The last question discussed by counsel, and which we deem necessary to express our views upon, is the date upon which the policy became effective. It is dated November 16, 1907. It provides:

"In consideration of the sum of seventy-three dollars and ten cents, the receipt of which is hereby acknowledged, constituting payment of the premium for the period terminating on the eightenth day of October, nineteen hundred and eight, and in further consideration of the payment of a like sum on said date, and thereafter on the eighteenth day of October in every year during the continuance of this policy, until premiums shall have been paid for fifteen full years from October 18th, nineteen hundred and seven, or until the prior death of the insured. * * * This policy takes effect as of the eighteenth day of October, nineteen hundred and seven."

[8] From the quoted provisions of this policy, it is to be observed that, by the terms of the contract agreed upon by the parties, the first premium paid extended the policy until October 18, 1908; that on that day the second premium should be paid; and that *Page 408 payment of all subsequent premiums during the 15 years such premiums were required to be paid should be made on that day and month. The policy is positive, unambiguous, and free from doubt with regard to the dates upon which the premiums shall be paid. It further expressly provides that it shall be effective from October 18, 1907. The parties had the right to so agree if they chose so to do. There is nothing in the policy which provides that it shall become effective at a subsequent date, nor that it shall not become effective until delivered; there is nothing contained within it which indicates that they had any other idea or intention the not agree that all subsequent premiums should be paid on October 18th of each year until it had been fully paid out. There is no question of inconsistent provisions of the contract, for they all harmonize. Appellant argues that this construction results in the deceased securing protection under such policy for a term less than a full year in consideration of first premium paid. We may for the moment concede this to be true, and yet it does not affect the terms of the policy with regard to the dates upon which the insured agreed to pay his annual premiums. The policy recites that the sum so paid constituted payment of the premium for the period terminating October 18, 1908. The parties so agreed, and for us to hold otherwise would result in making a new and different contract from that to which they agreed, which is neither the function nor practice of the courts.

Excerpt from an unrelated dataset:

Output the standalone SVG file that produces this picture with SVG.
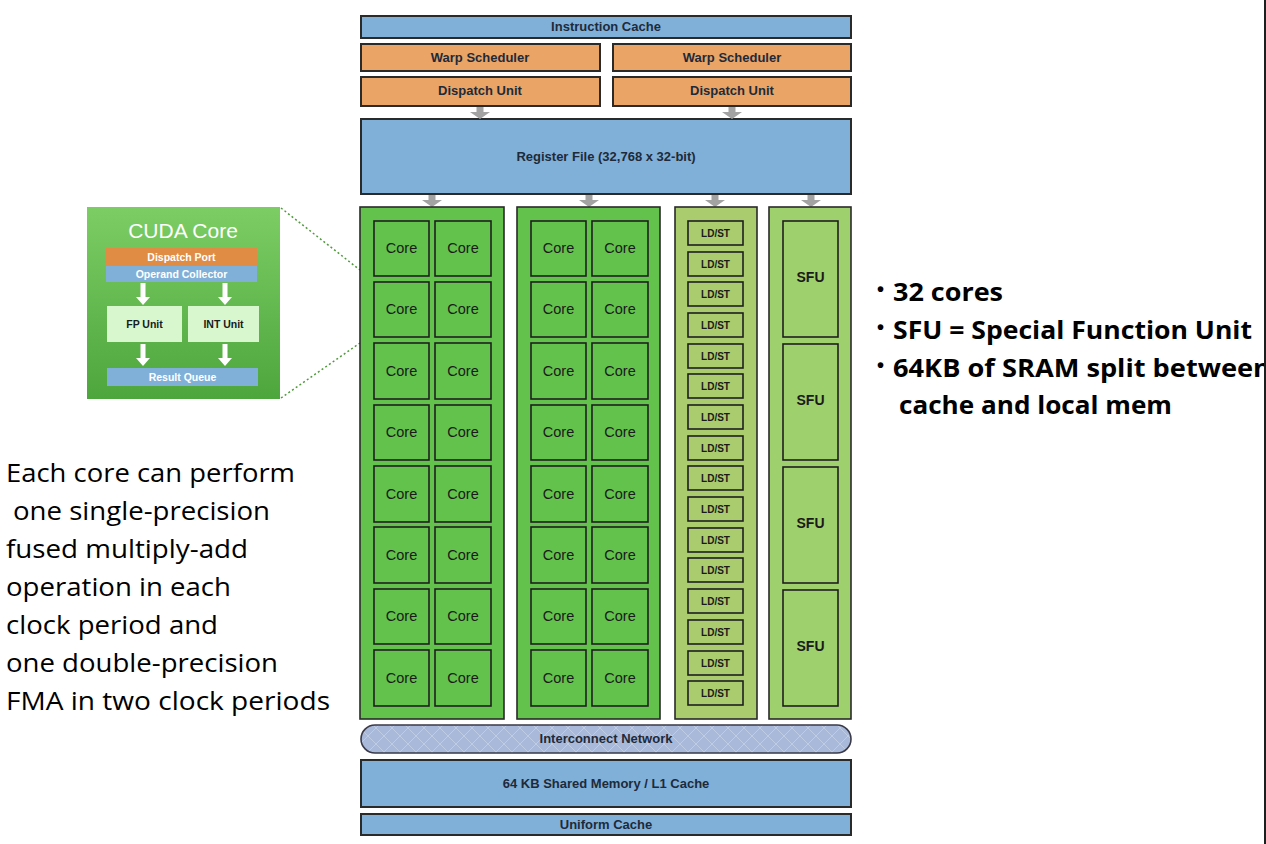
<svg xmlns="http://www.w3.org/2000/svg" width="1266" height="844" viewBox="0 0 1266 844">
<defs>
<style>
.blue{fill:#80b0d8;stroke:#2a2a2a;stroke-width:2}
.orange{fill:#e9a466;stroke:#2a2a2a;stroke-width:2}
.col{fill:#63c24c;stroke:#2a2a2a;stroke-width:1.6}
.core{fill:#63c24c;stroke:#1e1e1e;stroke-width:1.6}
.ldcol{fill:#aacb6e;stroke:#2a2a2a;stroke-width:1.6}
.sfucol{fill:#9fd06e;stroke:#2a2a2a;stroke-width:1.6}
.lbl{font-family:"Liberation Sans",Arial,sans-serif;font-weight:bold;font-size:13px;fill:#1e2a3a;text-anchor:middle}
.ct{font-family:"Liberation Sans",Arial,sans-serif;font-size:14.5px;fill:#1a1a1a;text-anchor:middle}
.ld{font-family:"Liberation Sans",Arial,sans-serif;font-weight:bold;font-size:10px;fill:#1a1a1a;text-anchor:middle}
.sfu{font-family:"Liberation Sans",Arial,sans-serif;font-weight:bold;font-size:14px;fill:#1a1a1a;text-anchor:middle}
.garrow{fill:#a3a3a3}
.warrow{fill:#ffffff}
.note{font-family:"Open Sans","Liberation Sans",sans-serif;font-size:26px;fill:#000}
.bul{font-family:"Open Sans","Liberation Sans",sans-serif;font-weight:bold;font-size:25px;fill:#000}
.dot{font-family:"Liberation Sans",sans-serif;font-weight:bold;font-size:20px;fill:#000}
.inset{font-family:"Liberation Sans",Arial,sans-serif;font-weight:bold;font-size:10.5px;text-anchor:middle}
</style>
<linearGradient id="cudaGrad" x1="0" y1="0" x2="0" y2="1">
<stop offset="0" stop-color="#7ccd64"/>
<stop offset="1" stop-color="#4da63c"/>
</linearGradient>
<pattern id="mesh" width="16" height="16" patternUnits="userSpaceOnUse">
<rect width="16" height="16" fill="#a9b9d9"/>
<path d="M0 0 L16 16 M16 0 L0 16" stroke="#c0cce3" stroke-width="1"/>
</pattern>
<g id="ga">
<polygon points="-3.5,0 3.5,0 3.5,5 10,5 0,12 -10,5 -3.5,5"/>
</g>
<g id="wa">
<polygon points="-2.5,0 2.5,0 2.5,14 7,14 0,22 -7,14 -2.5,14"/>
</g>
</defs>
<rect width="1266" height="844" fill="#ffffff"/>

<g id="instruction-cache">
<rect class="blue" x="361" y="16" width="490" height="22"/>
<text class="lbl" x="606" y="31">Instruction Cache</text>
</g>
<g id="warp-scheduler-1">
<rect class="orange" x="361" y="44" width="239" height="27"/>
<text class="lbl" x="480" y="62">Warp Scheduler</text>
</g>
<g id="warp-scheduler-2">
<rect class="orange" x="613" y="44" width="238" height="27"/>
<text class="lbl" x="732" y="62">Warp Scheduler</text>
</g>
<g id="dispatch-unit-1">
<rect class="orange" x="361" y="77" width="239" height="29"/>
<text class="lbl" x="480" y="95">Dispatch Unit</text>
</g>
<g id="dispatch-unit-2">
<rect class="orange" x="613" y="77" width="238" height="29"/>
<text class="lbl" x="732" y="95">Dispatch Unit</text>
</g>
<g id="register-file">
<rect class="blue" x="361" y="119" width="490" height="75"/>
<text class="lbl" x="606" y="161">Register File (32,768 x 32-bit)</text>
</g>

<g id="connectors">
<use href="#ga" class="garrow" x="480" y="107"/>
<use href="#ga" class="garrow" x="732" y="107"/>
<use href="#ga" class="garrow" x="432" y="195"/>
<use href="#ga" class="garrow" x="589" y="195"/>
<use href="#ga" class="garrow" x="715" y="195"/>
<use href="#ga" class="garrow" x="811" y="195"/>
<line x1="281" y1="208" x2="360" y2="270" stroke="#4f9a3c" stroke-width="1.5" stroke-dasharray="2,2.5"/>
<line x1="281" y1="398" x2="360" y2="343" stroke="#4f9a3c" stroke-width="1.5" stroke-dasharray="2,2.5"/>
</g>

<g id="core-column-1">
<rect class="col" x="360" y="207" width="144" height="512"/>
<rect class="core" x="374" y="221" width="55" height="55"/><rect class="core" x="435" y="221" width="56" height="55"/>
<rect class="core" x="374" y="282" width="55" height="55"/><rect class="core" x="435" y="282" width="56" height="55"/>
<rect class="core" x="374" y="343" width="55" height="56"/><rect class="core" x="435" y="343" width="56" height="56"/>
<rect class="core" x="374" y="405" width="55" height="55"/><rect class="core" x="435" y="405" width="56" height="55"/>
<rect class="core" x="374" y="466" width="55" height="56"/><rect class="core" x="435" y="466" width="56" height="56"/>
<rect class="core" x="374" y="527" width="55" height="56"/><rect class="core" x="435" y="527" width="56" height="56"/>
<rect class="core" x="374" y="589" width="55" height="55"/><rect class="core" x="435" y="589" width="56" height="55"/>
<rect class="core" x="374" y="650" width="55" height="56"/><rect class="core" x="435" y="650" width="56" height="56"/>
<text class="ct" x="401.5" y="253">Core</text><text class="ct" x="463" y="253">Core</text>
<text class="ct" x="401.5" y="314">Core</text><text class="ct" x="463" y="314">Core</text>
<text class="ct" x="401.5" y="376">Core</text><text class="ct" x="463" y="376">Core</text>
<text class="ct" x="401.5" y="437">Core</text><text class="ct" x="463" y="437">Core</text>
<text class="ct" x="401.5" y="499">Core</text><text class="ct" x="463" y="499">Core</text>
<text class="ct" x="401.5" y="560">Core</text><text class="ct" x="463" y="560">Core</text>
<text class="ct" x="401.5" y="621">Core</text><text class="ct" x="463" y="621">Core</text>
<text class="ct" x="401.5" y="683">Core</text><text class="ct" x="463" y="683">Core</text>
</g>

<g id="core-column-2">
<rect class="col" x="517" y="207" width="143" height="512"/>
<rect class="core" x="531" y="221" width="55" height="55"/><rect class="core" x="592" y="221" width="56" height="55"/>
<rect class="core" x="531" y="282" width="55" height="55"/><rect class="core" x="592" y="282" width="56" height="55"/>
<rect class="core" x="531" y="343" width="55" height="56"/><rect class="core" x="592" y="343" width="56" height="56"/>
<rect class="core" x="531" y="405" width="55" height="55"/><rect class="core" x="592" y="405" width="56" height="55"/>
<rect class="core" x="531" y="466" width="55" height="56"/><rect class="core" x="592" y="466" width="56" height="56"/>
<rect class="core" x="531" y="527" width="55" height="56"/><rect class="core" x="592" y="527" width="56" height="56"/>
<rect class="core" x="531" y="589" width="55" height="55"/><rect class="core" x="592" y="589" width="56" height="55"/>
<rect class="core" x="531" y="650" width="55" height="56"/><rect class="core" x="592" y="650" width="56" height="56"/>
<text class="ct" x="558.5" y="253">Core</text><text class="ct" x="620" y="253">Core</text>
<text class="ct" x="558.5" y="314">Core</text><text class="ct" x="620" y="314">Core</text>
<text class="ct" x="558.5" y="376">Core</text><text class="ct" x="620" y="376">Core</text>
<text class="ct" x="558.5" y="437">Core</text><text class="ct" x="620" y="437">Core</text>
<text class="ct" x="558.5" y="499">Core</text><text class="ct" x="620" y="499">Core</text>
<text class="ct" x="558.5" y="560">Core</text><text class="ct" x="620" y="560">Core</text>
<text class="ct" x="558.5" y="621">Core</text><text class="ct" x="620" y="621">Core</text>
<text class="ct" x="558.5" y="683">Core</text><text class="ct" x="620" y="683">Core</text>
</g>

<g id="ldst-column">
<rect class="ldcol" x="675" y="207" width="82" height="512"/>
<g fill="#aacb6e" stroke="#1e1e1e" stroke-width="1.6">
<rect x="688" y="221" width="55" height="24"/>
<rect x="688" y="252" width="55" height="24"/>
<rect x="688" y="282" width="55" height="24"/>
<rect x="688" y="313" width="55" height="24"/>
<rect x="688" y="344" width="55" height="24"/>
<rect x="688" y="374" width="55" height="24"/>
<rect x="688" y="405" width="55" height="24"/>
<rect x="688" y="436" width="55" height="24"/>
<rect x="688" y="466" width="55" height="24"/>
<rect x="688" y="497" width="55" height="24"/>
<rect x="688" y="528" width="55" height="24"/>
<rect x="688" y="558" width="55" height="24"/>
<rect x="688" y="589" width="55" height="24"/>
<rect x="688" y="620" width="55" height="24"/>
<rect x="688" y="651" width="55" height="24"/>
<rect x="688" y="681" width="55" height="24"/>
</g>
<text class="ld" x="715.5" y="237">LD/ST</text>
<text class="ld" x="715.5" y="268">LD/ST</text>
<text class="ld" x="715.5" y="298">LD/ST</text>
<text class="ld" x="715.5" y="329">LD/ST</text>
<text class="ld" x="715.5" y="360">LD/ST</text>
<text class="ld" x="715.5" y="390">LD/ST</text>
<text class="ld" x="715.5" y="421">LD/ST</text>
<text class="ld" x="715.5" y="452">LD/ST</text>
<text class="ld" x="715.5" y="482">LD/ST</text>
<text class="ld" x="715.5" y="513">LD/ST</text>
<text class="ld" x="715.5" y="544">LD/ST</text>
<text class="ld" x="715.5" y="574">LD/ST</text>
<text class="ld" x="715.5" y="605">LD/ST</text>
<text class="ld" x="715.5" y="636">LD/ST</text>
<text class="ld" x="715.5" y="667">LD/ST</text>
<text class="ld" x="715.5" y="697">LD/ST</text>
</g>

<g id="sfu-column">
<rect class="sfucol" x="769" y="207" width="82" height="512"/>
<g fill="#9fd06e" stroke="#1e1e1e" stroke-width="1.6">
<rect x="783" y="221" width="55" height="116"/>
<rect x="783" y="344" width="55" height="116"/>
<rect x="783" y="467" width="55" height="116"/>
<rect x="783" y="590" width="55" height="116"/>
</g>
<text class="sfu" x="810.5" y="282">SFU</text>
<text class="sfu" x="810.5" y="405">SFU</text>
<text class="sfu" x="810.5" y="528">SFU</text>
<text class="sfu" x="810.5" y="651">SFU</text>
</g>

<g id="interconnect-network">
<rect x="361" y="725" width="490" height="28" rx="14" ry="14" fill="url(#mesh)" stroke="#3a3a48" stroke-width="1.6"/>
<text class="lbl" x="606" y="743">Interconnect Network</text>
</g>
<g id="shared-memory">
<rect class="blue" x="361" y="760" width="490" height="47"/>
<text class="lbl" x="606" y="788">64 KB Shared Memory / L1 Cache</text>
</g>
<g id="uniform-cache">
<rect class="blue" x="361" y="814" width="490" height="21"/>
<text class="lbl" x="606" y="829">Uniform Cache</text>
</g>

<g id="cuda-core-inset">
<rect x="87" y="207" width="193" height="192" fill="url(#cudaGrad)"/>
<text x="183" y="238" font-family="'Liberation Sans',Arial,sans-serif" font-size="21" fill="#ffffff" text-anchor="middle">CUDA Core</text>
<rect x="106" y="248" width="151" height="18" fill="#e08c44"/>
<text class="inset" x="181.5" y="261" fill="#ffffff">Dispatch Port</text>
<rect x="106" y="266" width="151" height="16" fill="#80b0d8"/>
<text class="inset" x="181.5" y="278" fill="#ffffff">Operand Collector</text>
<use href="#wa" class="warrow" x="143" y="283"/>
<use href="#wa" class="warrow" x="225" y="283"/>
<rect x="107" y="306" width="75" height="36" fill="#d8f7cf"/>
<text class="inset" x="144.5" y="328" fill="#1a1a1a">FP Unit</text>
<rect x="188" y="306" width="71" height="36" fill="#d8f7cf"/>
<text class="inset" x="223.5" y="328" fill="#1a1a1a">INT Unit</text>
<use href="#wa" class="warrow" x="143" y="344"/>
<use href="#wa" class="warrow" x="225" y="344"/>
<rect x="107" y="368" width="151" height="18" fill="#80b0d8"/>
<text class="inset" x="182.5" y="381" fill="#ffffff">Result Queue</text>
</g>

<g id="left-note">
<text class="note" x="6" y="482" textLength="289" lengthAdjust="spacingAndGlyphs">Each core can perform</text>
<text class="note" x="13" y="520" textLength="257" lengthAdjust="spacingAndGlyphs">one single-precision</text>
<text class="note" x="6" y="558" textLength="242" lengthAdjust="spacingAndGlyphs">fused multiply-add</text>
<text class="note" x="6" y="596" textLength="225" lengthAdjust="spacingAndGlyphs">operation in each</text>
<text class="note" x="6" y="634" textLength="212" lengthAdjust="spacingAndGlyphs">clock period and</text>
<text class="note" x="6" y="672" textLength="272" lengthAdjust="spacingAndGlyphs">one double-precision</text>
<text class="note" x="6" y="710" textLength="324" lengthAdjust="spacingAndGlyphs">FMA in two clock periods</text>
</g>

<g id="right-bullets">
<text class="dot" x="877" y="296">•</text>
<text class="bul" x="893" y="301" textLength="110" lengthAdjust="spacingAndGlyphs">32 cores</text>
<text class="dot" x="877" y="334">•</text>
<text class="bul" x="893" y="339" textLength="359" lengthAdjust="spacingAndGlyphs">SFU = Special Function Unit</text>
<text class="dot" x="877" y="372">•</text>
<text class="bul" x="893" y="377" textLength="378" lengthAdjust="spacingAndGlyphs">64KB of SRAM split between</text>
<text class="bul" x="899" y="414" textLength="273" lengthAdjust="spacingAndGlyphs">cache and local mem</text>
</g>

<rect x="1264" y="0" width="2" height="844" fill="#1e1e1e"/>
</svg>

In the absence of fraud or mistake, neither of which is charged, the plain terms of the policy should be given effect. We are therefore of the opinion that, by the terms of the policy, it became effective October 18, 1907. Tibbitts v. Mut. Ben. Life Ins. Co., 159 Ind. 671, 65 N.E. 1033; Rose v. Mutual Life Ins. Co., 240 Ill. 45, 88 N.E. 204.

From what we have said, it appears that the appellant had made out a prima facie case at the time she rested; that nothing appears in the record to overcome or even controvert the same; hence it necessarily follows that it was error to instruct a verdict against *Page 409 her. The judgment must therefore be reversed and the cause remanded with directions to award her a new trial, and it is so ordered.

PARKER, C.J., and LEAHY, District Judge, concur.